Noting that in these datasets there is only a single type of message, I could collapse the _id
property back to a
single mmsi
value again. This would also help when merging them later.
The pipe for part B
messages is identical to the one above, except for filtering on part_num
values of 1
.
Now, to get a single merged entity for these messages I needed a pipe with a merge_dataset
source
(https://docs.sesam.io/configuration.html#the-merge-datasets-source).
Using its all
strategy setting, it reads one or more datasets and add entities with equal _id
values as
children of the (otherwise empty) output entity. The keys of these children match the _id
of the dataset they came
from, making it easy to add a DTL transform to "flatten" these into the parent entity.
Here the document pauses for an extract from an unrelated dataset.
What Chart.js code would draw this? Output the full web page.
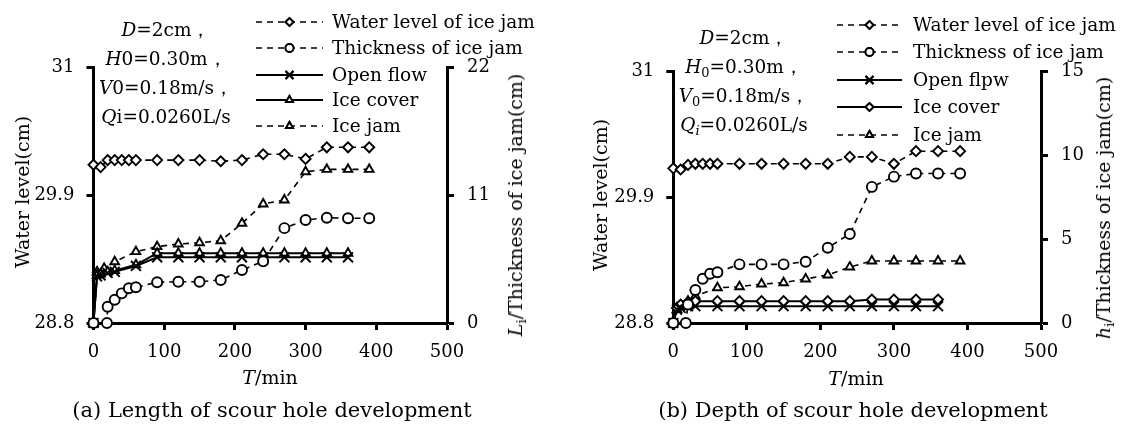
<!DOCTYPE html>
<html>
<head>
<meta charset="utf-8">
<script src="https://cdn.jsdelivr.net/npm/chart.js@4.4.1/dist/chart.umd.min.js"></script>
<style>
  body { margin: 0; background: #fff; }
  #wrap { position: relative; width: 1124px; height: 426px; font-family: "DejaVu Serif", serif; color: #000; }
  canvas { position: absolute; top: 0; }
  .txt { position: absolute; white-space: nowrap; }
  .note { text-align: center; font-size: 18.5px; line-height: 29px; transform: translateX(-50%); }
  .rot { transform: translate(-50%, -50%) rotate(-90deg); font-size: 19px; }
  .xt { transform: translate(-50%, -50%); font-size: 19px; }
  .cap { transform: translate(-50%, -50%); font-size: 21px; }
  sub { font-size: 70%; vertical-align: -0.3em; line-height: 0; }
</style>
</head>
<body>
<div id="wrap">
  <canvas id="chartA" width="562" height="426" style="left:0"></canvas>
  <canvas id="chartB" width="562" height="426" style="left:562px"></canvas>

  <div class="txt note" style="left:166px; top:15px">
    <div><i>D</i>=2cm，</div>
    <div><i>H</i>0=0.30m，</div>
    <div><i>V</i>0=0.18m/s，</div>
    <div><i>Q</i>i=0.0260L/s</div>
  </div>
  <div class="txt note" style="left:744px; top:23px">
    <div><i>D</i>=2cm，</div>
    <div><i>H</i><sub>0</sub>=0.30m，</div>
    <div><i>V</i><sub>0</sub>=0.18m/s，</div>
    <div><i>Q<sub>i</sub></i>=0.0260L/s</div>
  </div>

  <div class="txt rot" style="left:22px; top:192px">Water level(cm)</div>
  <div class="txt rot" style="left:515px; top:205px"><i>L</i><sub>i</sub>/Thickness of ice jam(cm)</div>
  <div class="txt rot" style="left:600px; top:195px">Water level(cm)</div>
  <div class="txt rot" style="left:1103px; top:208px"><i>h</i><sub>i</sub>/Thickness of ice jam(cm)</div>

  <div class="txt xt" style="left:270px; top:377px"><i>T</i>/min</div>
  <div class="txt xt" style="left:856px; top:378px"><i>T</i>/min</div>

  <div class="txt cap" style="left:272px; top:410px">(a) Length of scour hole development</div>
  <div class="txt cap" style="left:853px; top:410px">(b) Depth of scour hole development</div>
</div>

<script>
// ---- data ----
// (a) scour hole length
const timeLevelA = [0, 10, 20, 30, 40, 50, 60, 90, 120, 150, 180, 210, 240, 270, 300, 330, 360, 390];
const levelA = [30.16, 30.14, 30.20, 30.20, 30.20, 30.20, 30.20, 30.20, 30.20, 30.20, 30.19, 30.20, 30.25, 30.25, 30.21, 30.31, 30.31, 30.31];
const timeThickA = [0, 19, 20, 30, 40, 50, 60, 90, 120, 150, 180, 210, 240, 270, 300, 330, 360, 390];
const thickA = [0, 0, 1.4, 2.0, 2.55, 2.98, 3.07, 3.5, 3.55, 3.55, 3.7, 4.55, 5.3, 8.15, 8.85, 9.05, 9.0, 9.0];
const timeFlowA = [0, 5, 10, 20, 30, 60, 90, 120, 150, 180, 210, 240, 270, 300, 330, 360];
const openFlowA = [0, 4.0, 4.1, 4.3, 4.4, 4.9, 5.65, 5.65, 5.65, 5.65, 5.65, 5.65, 5.65, 5.65, 5.65, 5.65];
const iceCoverA = [0, 4.1, 4.2, 4.4, 4.5, 5.0, 6.0, 6.0, 6.0, 6.0, 6.0, 6.0, 6.0, 6.0, 6.0, 6.0];
const timeJamA = [0, 5, 15, 30, 60, 90, 120, 150, 180, 210, 240, 270, 300, 330, 360, 390];
const iceJamA = [0, 4.4, 4.7, 5.27, 6.13, 6.56, 6.79, 6.9, 7.07, 8.57, 10.23, 10.57, 13.0, 13.2, 13.2, 13.2];

// (b) scour hole depth
const timeLevelB = [0, 10, 20, 30, 40, 50, 60, 90, 120, 150, 180, 210, 240, 270, 300, 330, 360, 390];
const levelB = [30.15, 30.14, 30.18, 30.19, 30.19, 30.19, 30.19, 30.19, 30.19, 30.19, 30.19, 30.19, 30.25, 30.25, 30.19, 30.30, 30.30, 30.30];
const timeThickB = [0, 17, 20, 30, 40, 50, 60, 90, 120, 150, 180, 210, 240, 270, 300, 330, 360, 390];
const thickB = [0, 0, 1.1, 1.96, 2.63, 2.93, 3.02, 3.49, 3.49, 3.49, 3.65, 4.48, 5.3, 8.1, 8.71, 8.9, 8.9, 8.9];
const timeFlowB = [0, 5, 10, 20, 30, 60, 90, 120, 150, 180, 210, 240, 270, 300, 330, 360];
const openFlowB = [0, 0.8, 0.9, 1.0, 1.0, 1.0, 1.0, 1.0, 1.0, 1.0, 1.0, 1.0, 1.0, 1.0, 1.0, 1.0];
const iceCoverB = [0, 0.9, 1.1, 1.25, 1.3, 1.3, 1.3, 1.3, 1.3, 1.3, 1.3, 1.3, 1.4, 1.4, 1.4, 1.4];
const timeJamB = [0, 5, 10, 20, 30, 60, 90, 120, 150, 180, 210, 240, 270, 300, 330, 360, 390];
const iceJamB = [0, 0.8, 1.0, 1.3, 1.6, 2.1, 2.16, 2.32, 2.4, 2.62, 2.86, 3.33, 3.69, 3.69, 3.69, 3.69, 3.69];

const levelTicks = [28.8, 29.9, 31];

function pts(xs, ys) {
    return xs.map((x, i) => ({ x: x, y: ys[i] }));
}

function series(label, xs, ys, axis, pointStyle, dashed) {
    return {
        label: label,
        data: pts(xs, ys),
        yAxisID: axis,
        borderColor: '#000',
        borderWidth: dashed ? 1.6 : 2,
        borderDash: dashed ? [6, 5] : [],
        pointStyle: pointStyle,
        pointRadius: pointStyle === 'crossRot' ? 7 : 5,
        pointBorderWidth: 1.9,
        pointBackgroundColor: '#fff',
        pointBorderColor: '#000',
        tension: 0,
        clip: false,
    };
}

// legend drawn with the dataset's own line + marker
const sampleLegend = {
    id: 'sampleLegend',
    afterDraw(chart, args, opts) {
        const ctx = chart.ctx;
        chart.data.datasets.forEach((ds, i) => {
            const y = opts.ys[i];
            ctx.save();
            ctx.strokeStyle = '#000';
            ctx.lineWidth = ds.borderWidth;
            ctx.setLineDash(ds.borderDash);
            ctx.beginPath();
            ctx.moveTo(opts.x1, y);
            ctx.lineTo(opts.x2, y);
            ctx.stroke();
            ctx.setLineDash([]);
            ctx.lineWidth = ds.pointBorderWidth;
            Chart.helpers.drawPoint(ctx, {
                pointStyle: ds.pointStyle,
                radius: ds.pointRadius * 0.8,
                borderWidth: ds.pointBorderWidth,
                rotation: 0,
            }, (opts.x1 + opts.x2) / 2, y);
            ctx.fillStyle = '#fff';
            ctx.fill();
            ctx.stroke();
            ctx.fillStyle = '#000';
            ctx.font = '18.5px "DejaVu Serif"';
            ctx.textBaseline = 'middle';
            ctx.fillText(ds.label, opts.tx, y + 1);
            ctx.restore();
        });
    }
};

function makeChart(id, datasets, box, rightMax, rightStep, legend) {
    const tickFont = { family: 'DejaVu Serif', size: 18 };
    const axisLine = { display: true, color: '#000', width: 3 };
    const tickGrid = { drawOnChartArea: false, drawTicks: true, tickLength: 7, tickWidth: 3, tickColor: '#000' };
    return new Chart(document.getElementById(id), {
        type: 'line',
        data: { datasets: datasets },
        options: {
            responsive: false,
            animation: false,
            layout: { padding: { top: box.top, left: 0, right: 0, bottom: 0 } },
            plugins: {
                legend: { display: false },
                tooltip: { enabled: false },
                sampleLegend: legend,
            },
            scales: {
                x: {
                    type: 'linear', min: 0, max: 500,
                    ticks: { stepSize: 100, font: tickFont, color: '#000', padding: 12, maxRotation: 0 },
                    grid: tickGrid, border: axisLine,
                    afterFit: (s) => { s.height = 426 - box.bottom; },
                },
                yL: {
                    position: 'left', min: 28.8, max: 31,
                    afterBuildTicks: (s) => { s.ticks = levelTicks.map(v => ({ value: v })); },
                    ticks: { font: tickFont, color: '#000', padding: 12 },
                    grid: tickGrid, border: axisLine,
                    afterFit: (s) => { s.width = box.left; },
                },
                yR: {
                    position: 'right', min: 0, max: rightMax,
                    ticks: { stepSize: rightStep, font: tickFont, color: '#000', padding: 13 },
                    grid: tickGrid, border: axisLine,
                    afterFit: (s) => { s.width = 562 - box.right; },
                },
            },
        },
        plugins: [sampleLegend],
    });
}

makeChart('chartA', [
    series('Water level of ice jam', timeLevelA, levelA, 'yL', 'rectRot', true),
    series('Thickness of ice jam', timeThickA, thickA, 'yR', 'circle', true),
    series('Open flow', timeFlowA, openFlowA, 'yR', 'crossRot', false),
    series('Ice cover', timeFlowA, iceCoverA, 'yR', 'triangle', false),
    series('Ice jam', timeJamA, iceJamA, 'yR', 'triangle', true),
], { left: 93.5, right: 447, top: 67, bottom: 323 }, 22, 11,
   { x1: 256, x2: 323, tx: 332, ys: [22, 48, 75, 100, 126] });

makeChart('chartB', [
    series('Water level of ice jam', timeLevelB, levelB, 'yL', 'rectRot', true),
    series('Thickness of ice jam', timeThickB, thickB, 'yR', 'circle', true),
    series('Open flpw', timeFlowB, openFlowB, 'yR', 'crossRot', false),
    series('Ice cover', timeFlowB, iceCoverB, 'yR', 'rectRot', false),
    series('Ice jam', timeJamB, iceJamB, 'yR', 'triangle', true),
], { left: 111.3, right: 479, top: 71, bottom: 323 }, 15, 5,
   { x1: 275, x2: 340, tx: 351, ys: [25, 52, 80, 107, 135] });
</script>
</body>
</html>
In my usecase, the part A and part B messages don't share any properties (or rather, the shared properties have the
same values, such as mmsi
) so we can simply use the DTL merge
function to create a unified entity containing
all properties from the children:
{ "_id": "ais_ships", "type": "pipe", "source": { "type": "merge_datasets", "datasets": ["ais_static_part_A", "ais_static_part_B"], "strategy": "all" }, "transform": [ { "type": "dtl", "name": "All unique reported vessel names (type 24, merged part A and B)", "transforms": { "default": [ ["merge", "_S.ais_static_part_A"], ["merge", "_S.ais_static_part_B"], ["add", "url", ["concat", ["list", "https://www.marinetraffic.com/en/ais/details/ships/", ["string", "_T.mmsi"]]]], ["remove", "_updated"], ["remove", "_ts"], ["remove", "part_num"] ] } }] }
At the end I just remove tre part_num
property as it's no longer needed.
When googling for other infomation, I stumbled upon a neat site on the web which apparently contains all known vessels
with public mmsi
values, so I added a constructed URL to the site for fun (see http://www.marinetraffic.com).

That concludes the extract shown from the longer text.